Comment by Jody 03.21.12 @ 1:47 am

That truffle sounds good. I will make some and take them to the next Rosh Chodesh (the next new moon) which “I’ve” been told is the oldest women’s group 🙂

Comment by afton 03.21.12 @ 5:00 am

Sounds incredible… I’m just glad I didn’t have to choose between the melty cheese and the truffle. Both, please and thank you?

Comment by Channon 03.21.12 @ 6:26 am

Actually, I think perhaps the ladies of Lysistrata formed the first women’s group! (Is it time for another “Lysistratagem”?)

Comment by Abby 03.21.12 @ 6:33 am

I missed the Birthday dinner–it was a progressive dinner–so I am waiting for reports on it.

Comment by Sherry in Idaho 03.21.12 @ 8:15 am

Oh, Lordy! Alison chocolate truffles! I can hardly wait!

Comment by Don Meyer 03.21.12 @ 9:29 am

Oooooh….those sound wonderful. All I’ve got at home is the bag of frozen chocolate chips. Originally to keep from summer melting and the “not me” snackers raiding the cupboard. Then we discovered how good they are frozen!

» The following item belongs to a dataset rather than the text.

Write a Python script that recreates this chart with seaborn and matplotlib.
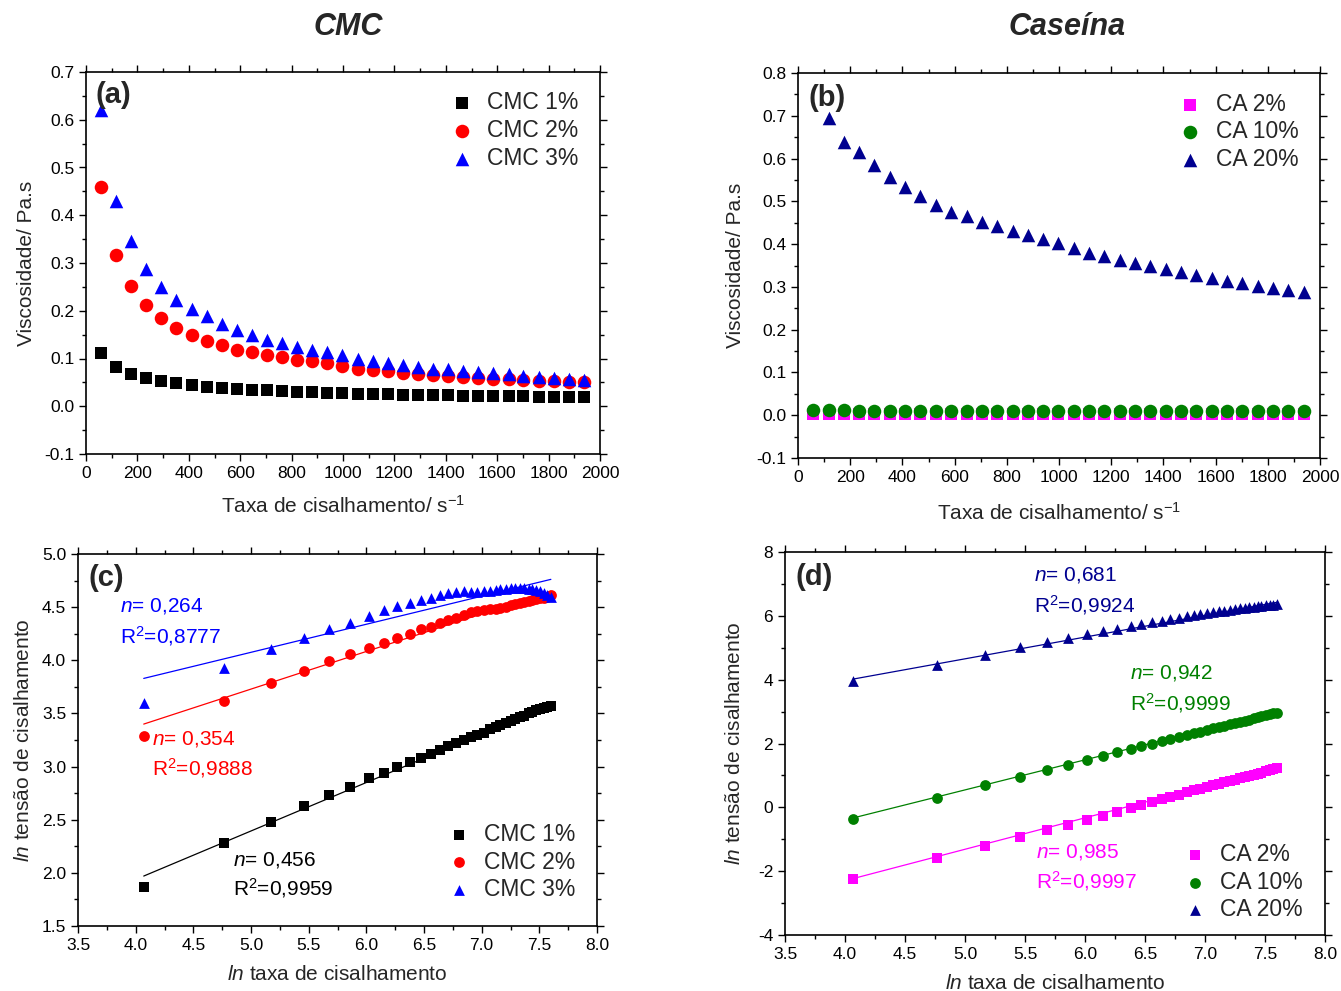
import numpy as np
import pandas as pd
import matplotlib
matplotlib.use("Agg")
import matplotlib.pyplot as plt
from matplotlib.ticker import MultipleLocator, AutoMinorLocator
import seaborn as sns

# ---------------- data ----------------
shear_rate = [58, 117, 176, 234, 293, 352, 411, 469, 528, 587, 646, 704, 763, 822, 880,
              939, 998, 1057, 1115, 1174, 1233, 1291, 1350, 1409, 1468, 1526, 1585, 1644,
              1702, 1761, 1820, 1878, 1937]

cmc1_visc = [0.111, 0.083, 0.068, 0.059, 0.052, 0.048, 0.045, 0.041, 0.038, 0.036, 0.034,
             0.033, 0.031, 0.030, 0.029, 0.028, 0.027, 0.026, 0.026, 0.025, 0.024, 0.024,
             0.023, 0.023, 0.022, 0.022, 0.022, 0.021, 0.021, 0.020, 0.020, 0.019, 0.019]
cmc2_visc = [0.459, 0.317, 0.251, 0.212, 0.185, 0.164, 0.150, 0.137, 0.128, 0.118, 0.113,
             0.107, 0.104, 0.097, 0.094, 0.091, 0.085, 0.079, 0.076, 0.073, 0.070, 0.068,
             0.066, 0.064, 0.062, 0.060, 0.058, 0.057, 0.055, 0.053, 0.052, 0.051, 0.050]
cmc3_visc = [0.620, 0.430, 0.346, 0.287, 0.249, 0.223, 0.203, 0.188, 0.173, 0.160, 0.150,
             0.139, 0.132, 0.125, 0.118, 0.113, 0.107, 0.100, 0.095, 0.091, 0.086, 0.083,
             0.079, 0.077, 0.073, 0.071, 0.069, 0.067, 0.064, 0.062, 0.059, 0.057, 0.055]

ca2_visc = [0.0018, 0.0018, 0.0018, 0.0018, 0.0018, 0.0018, 0.0018, 0.0018, 0.0018, 0.0018,
            0.0018, 0.0018, 0.0018, 0.0018, 0.0018, 0.0018, 0.0018, 0.0017, 0.0017, 0.0017,
            0.0017, 0.0017, 0.0017, 0.0017, 0.0017, 0.0017, 0.0017, 0.0017, 0.0017, 0.0017,
            0.0017, 0.0017, 0.0017]
ca10_visc = [0.012, 0.012, 0.012, 0.011, 0.011, 0.011, 0.011, 0.011, 0.011, 0.011, 0.011,
             0.011, 0.011, 0.011, 0.011, 0.010, 0.010, 0.010, 0.010, 0.010, 0.010, 0.010,
             0.010, 0.010, 0.010, 0.010, 0.010, 0.010, 0.010, 0.010, 0.010, 0.010, 0.010]
ca20_rate = shear_rate[1:]
ca20_visc = [0.694, 0.638, 0.616, 0.586, 0.556, 0.533, 0.513, 0.492, 0.476, 0.465, 0.451,
             0.443, 0.431, 0.421, 0.412, 0.402, 0.390, 0.380, 0.372, 0.363, 0.357, 0.349,
             0.341, 0.335, 0.328, 0.320, 0.314, 0.309, 0.302, 0.297, 0.292, 0.287]

ln_rate = [4.07, 4.77, 5.17, 5.46, 5.68, 5.86, 6.02, 6.15, 6.27, 6.38, 6.47, 6.56, 6.64,
           6.71, 6.78, 6.85, 6.91, 6.96, 7.02, 7.07, 7.12, 7.16, 7.21, 7.25, 7.29, 7.33,
           7.37, 7.41, 7.44, 7.47, 7.51, 7.54, 7.57, 7.60]

cmc1_ln = [1.87, 2.28, 2.48, 2.63, 2.73, 2.81, 2.89, 2.94, 3.00, 3.04, 3.08, 3.12, 3.16,
           3.19, 3.22, 3.25, 3.28, 3.30, 3.32, 3.35, 3.37, 3.39, 3.41, 3.43, 3.45, 3.47,
           3.48, 3.50, 3.51, 3.53, 3.54, 3.55, 3.56, 3.57]
cmc2_ln = [3.29, 3.62, 3.79, 3.90, 3.99, 4.06, 4.12, 4.16, 4.21, 4.25, 4.29, 4.31, 4.35,
           4.38, 4.40, 4.43, 4.45, 4.46, 4.47, 4.48, 4.48, 4.49, 4.50, 4.52, 4.53, 4.54,
           4.55, 4.56, 4.57, 4.58, 4.59, 4.59, 4.60, 4.61]
cmc3_ln = [3.60, 3.93, 4.11, 4.21, 4.29, 4.35, 4.42, 4.47, 4.51, 4.54, 4.57, 4.59, 4.61,
           4.63, 4.64, 4.65, 4.64, 4.64, 4.65, 4.65, 4.66, 4.67, 4.67, 4.68, 4.68, 4.68,
           4.68, 4.67, 4.67, 4.66, 4.65, 4.63, 4.61, 4.60]

ca2_ln = [-2.25, -1.59, -1.20, -0.92, -0.71, -0.54, -0.39, -0.26, -0.14, -0.03, 0.07, 0.17,
          0.25, 0.33, 0.40, 0.47, 0.53, 0.59, 0.64, 0.69, 0.74, 0.79, 0.83, 0.87, 0.91, 0.95,
          0.99, 1.02, 1.06, 1.09, 1.13, 1.16, 1.19, 1.22]
ca10_ln = [-0.35, 0.30, 0.69, 0.96, 1.17, 1.34, 1.48, 1.61, 1.72, 1.82, 1.91, 1.99, 2.07,
           2.14, 2.20, 2.26, 2.32, 2.37, 2.42, 2.47, 2.52, 2.56, 2.60, 2.64, 2.68, 2.72,
           2.75, 2.79, 2.82, 2.85, 2.89, 2.92, 2.94, 2.97]
ca20_ln = [3.97, 4.46, 4.77, 5.01, 5.19, 5.32, 5.43, 5.52, 5.60, 5.67, 5.74, 5.80, 5.85,
           5.90, 5.94, 5.98, 6.02, 6.05, 6.08, 6.11, 6.14, 6.16, 6.19, 6.21, 6.23, 6.25,
           6.27, 6.29, 6.30, 6.32, 6.33, 6.34, 6.35, 6.36]

# power-law fits (n = slope, intercept)
cmc_n = [0.456, 0.354, 0.264]
cmc_b = [0.114, 1.959, 2.755]
cmc_r2 = ["0,9959", "0,9888", "0,8777"]
ca_n = [0.985, 0.942, 0.681]
ca_b = [-6.239, -4.164, 1.248]
ca_r2 = ["0,9997", "0,9999", "0,9924"]

cmc_labels = ["CMC 1%", "CMC 2%", "CMC 3%"]
ca_labels = ["CA 2%", "CA 10%", "CA 20%"]
cmc_colors = ["#000000", "#FF0000", "#0000FF"]
ca_colors = ["#FF00FF", "#008000", "#000090"]
markers = ["s", "o", "^"]

# ---------------- style ----------------
sns.set_theme(style="ticks")
plt.rcParams["font.family"] = ["Liberation Sans", "DejaVu Sans"]
plt.rcParams["mathtext.fontset"] = "custom"
plt.rcParams["mathtext.rm"] = "Liberation Sans"
plt.rcParams["mathtext.it"] = "Liberation Sans:italic"
plt.rcParams["mathtext.bf"] = "Liberation Sans:bold"
plt.rcParams["axes.linewidth"] = 1.2
plt.rcParams["axes.unicode_minus"] = False

TICK_FS = 12.5
LAB_FS = 15
LEG_FS = 16.5
ANN_FS = 15
PAN_FS = 21

W, H = 1341, 991
fig = plt.figure(figsize=(W / 100, H / 100), dpi=100)


def px_axes(l, t, r, b):
    return fig.add_axes([l / W, 1 - b / H, (r - l) / W, (b - t) / H])


ax_a = px_axes(86, 72, 600, 454)
ax_b = px_axes(798, 73, 1320, 458)
ax_c = px_axes(78, 554, 597, 926)
ax_d = px_axes(785, 552, 1325, 935)


def style_axes(ax, xmaj, ymaj):
    ax.xaxis.set_major_locator(MultipleLocator(xmaj))
    ax.yaxis.set_major_locator(MultipleLocator(ymaj))
    ax.xaxis.set_minor_locator(AutoMinorLocator(2))
    ax.yaxis.set_minor_locator(AutoMinorLocator(2))
    ax.tick_params(which="both", direction="out", top=True, right=True,
                   labelsize=TICK_FS, colors="black", width=1.0)
    ax.tick_params(which="major", length=5)
    ax.tick_params(which="minor", length=3)
    for s in ax.spines.values():
        s.set_visible(True)
        s.set_color("black")


# ---------- (a) ----------
for vals, lab, col, mk, sz in zip([cmc1_visc, cmc2_visc, cmc3_visc], cmc_labels,
                                  cmc_colors, markers, [70, 95, 95]):
    sns.scatterplot(x=shear_rate, y=vals, ax=ax_a, marker=mk, color=col, s=sz,
                    linewidth=0, label=lab)
ax_a.set_xlim(0, 2000)
ax_a.set_ylim(-0.1, 0.7)
style_axes(ax_a, 200, 0.1)
ax_a.set_xlabel("Taxa de cisalhamento/ s$^{-1}$", fontsize=LAB_FS, labelpad=10)
ax_a.set_ylabel("Viscosidade/ Pa.s", fontsize=LAB_FS, labelpad=6)
ax_a.legend(loc="upper right", bbox_to_anchor=(0.985, 0.985), frameon=False, fontsize=LEG_FS,
            handletextpad=0.1, labelspacing=0.2, borderaxespad=0.2)
ax_a.text(0.018, 0.94, "(a)", transform=ax_a.transAxes, fontsize=PAN_FS, fontweight="bold",
          va="center", ha="left")

# ---------- (b) ----------
for xs, vals, lab, col, mk, sz in zip([shear_rate, shear_rate, ca20_rate],
                                      [ca2_visc, ca10_visc, ca20_visc], ca_labels,
                                      ca_colors, markers, [70, 95, 95]):
    sns.scatterplot(x=xs, y=vals, ax=ax_b, marker=mk, color=col, s=sz,
                    linewidth=0, label=lab)
ax_b.set_xlim(0, 2000)
ax_b.set_ylim(-0.1, 0.8)
style_axes(ax_b, 200, 0.1)
ax_b.set_xlabel("Taxa de cisalhamento/ s$^{-1}$", fontsize=LAB_FS, labelpad=12)
ax_b.set_ylabel("Viscosidade/ Pa.s", fontsize=LAB_FS, labelpad=8)
ax_b.legend(loc="upper right", bbox_to_anchor=(0.985, 0.985), frameon=False, fontsize=LEG_FS,
            handletextpad=0.1, labelspacing=0.2, borderaxespad=0.2)
ax_b.text(0.02, 0.935, "(b)", transform=ax_b.transAxes, fontsize=PAN_FS, fontweight="bold",
          va="center", ha="left")

# ---------- (c) ----------
x_ends = [ln_rate[0], ln_rate[-1]]
for vals, lab, col, mk, sz, n, b in zip([cmc1_ln, cmc2_ln, cmc3_ln], cmc_labels, cmc_colors,
                                        markers, [45, 60, 60], cmc_n, cmc_b):
    sns.scatterplot(x=ln_rate, y=vals, ax=ax_c, marker=mk, color=col, s=sz,
                    linewidth=0, label=lab, zorder=3)
    sns.lineplot(x=x_ends, y=[n * x + b for x in x_ends], ax=ax_c, color=col,
                 linewidth=0.9, zorder=2)
ax_c.set_xlim(3.5, 8.0)
ax_c.set_ylim(1.5, 5.0)
style_axes(ax_c, 0.5, 0.5)
ax_c.set_xlabel("$ln$ taxa de cisalhamento", fontsize=LAB_FS, labelpad=9)
ax_c.set_ylabel("$ln$ tensão de cisalhamento", fontsize=LAB_FS, labelpad=6)
h, l = ax_c.get_legend_handles_labels()
ax_c.legend(h[:3], l[:3], loc="lower right", bbox_to_anchor=(0.985, 0.03), frameon=False,
            fontsize=LEG_FS, handletextpad=0.1, labelspacing=0.2, borderaxespad=0.2)
ax_c.text(0.02, 0.935, "(c)", transform=ax_c.transAxes, fontsize=PAN_FS, fontweight="bold",
          va="center", ha="left")
c_text_pos = [(4.844, 2.121, 1.858), (4.142, 3.26, 2.986), (3.864, 4.511, 4.228)]
for (tx, ty1, ty2), n, r2, col in zip(c_text_pos, cmc_n, cmc_r2, cmc_colors):
    ax_c.text(tx, ty1, "$n$= " + f"{n:.3f}".replace(".", ","), color=col, fontsize=ANN_FS,
              va="center", ha="left")
    ax_c.text(tx, ty2, "R$^2$=" + r2, color=col, fontsize=ANN_FS, va="center", ha="left")

# ---------- (d) ----------
for vals, lab, col, mk, sz, n, b in zip([ca2_ln, ca10_ln, ca20_ln], ca_labels, ca_colors,
                                        markers, [45, 60, 60], ca_n, ca_b):
    sns.scatterplot(x=ln_rate, y=vals, ax=ax_d, marker=mk, color=col, s=sz,
                    linewidth=0, label=lab, zorder=3)
    sns.lineplot(x=x_ends, y=[n * x + b for x in x_ends], ax=ax_d, color=col,
                 linewidth=0.9, zorder=2)
ax_d.set_xlim(3.5, 8.0)
ax_d.set_ylim(-4, 8)
style_axes(ax_d, 0.5, 2)
ax_d.set_xlabel("$ln$ taxa de cisalhamento", fontsize=LAB_FS, labelpad=9)
ax_d.set_ylabel("$ln$ tensão de cisalhamento", fontsize=LAB_FS, labelpad=10)
h, l = ax_d.get_legend_handles_labels()
ax_d.legend(h[:3], l[:3], loc="lower right", bbox_to_anchor=(0.985, 0.0), frameon=False,
            fontsize=LEG_FS, handletextpad=0.1, labelspacing=0.2, borderaxespad=0.2)
ax_d.text(0.02, 0.935, "(d)", transform=ax_d.transAxes, fontsize=PAN_FS, fontweight="bold",
          va="center", ha="left")
d_text_pos = [(5.592, -1.40, -2.31), (6.375, 4.21, 3.27), (5.575, 7.28, 6.34)]
for (tx, ty1, ty2), n, r2, col in zip(d_text_pos, ca_n, ca_r2, ca_colors):
    ax_d.text(tx, ty1, "$n$= " + f"{n:.3f}".replace(".", ","), color=col, fontsize=ANN_FS,
              va="center", ha="left")
    ax_d.text(tx, ty2, "R$^2$=" + r2, color=col, fontsize=ANN_FS, va="center", ha="left")

# ---------- titles ----------
fig.text(348 / W, 1 - 27 / H, "CMC", fontsize=22, fontweight="bold", fontstyle="italic",
         ha="center", va="center")
fig.text(1067 / W, 1 - 27 / H, "Caseína", fontsize=22, fontweight="bold",
         fontstyle="italic", ha="center", va="center")

fig.savefig("out.png", dpi=100)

Comment by DebbieR 03.21.12 @ 12:09 pm

I’m practically swooning over just the thought of those truffles. And thanks for the link to the cocoa.

In my imagination it was very, very fun telling the owner of a wonderful store how wonderful it is.

Comment by RobinM 03.21.12 @ 1:30 pm

some of the best new recipes get created in just this way!

Comment by Bev 03.22.12 @ 9:43 am

I can’t find the name of the cheese melting device, but that sounds like raclette

http://en.wikipedia.org/wiki/Raclette

something that absolutely fascinated me from the moment I first discovered it existed.

Melted cheese scraped directly off the wheel? YES PLEASE. Pass the lactase.

Comment by Alix in MV 03.22.12 @ 3:48 pm

A friend and her husband refer to chocolate as “the C”. These truffles would be “The bold font capital C”.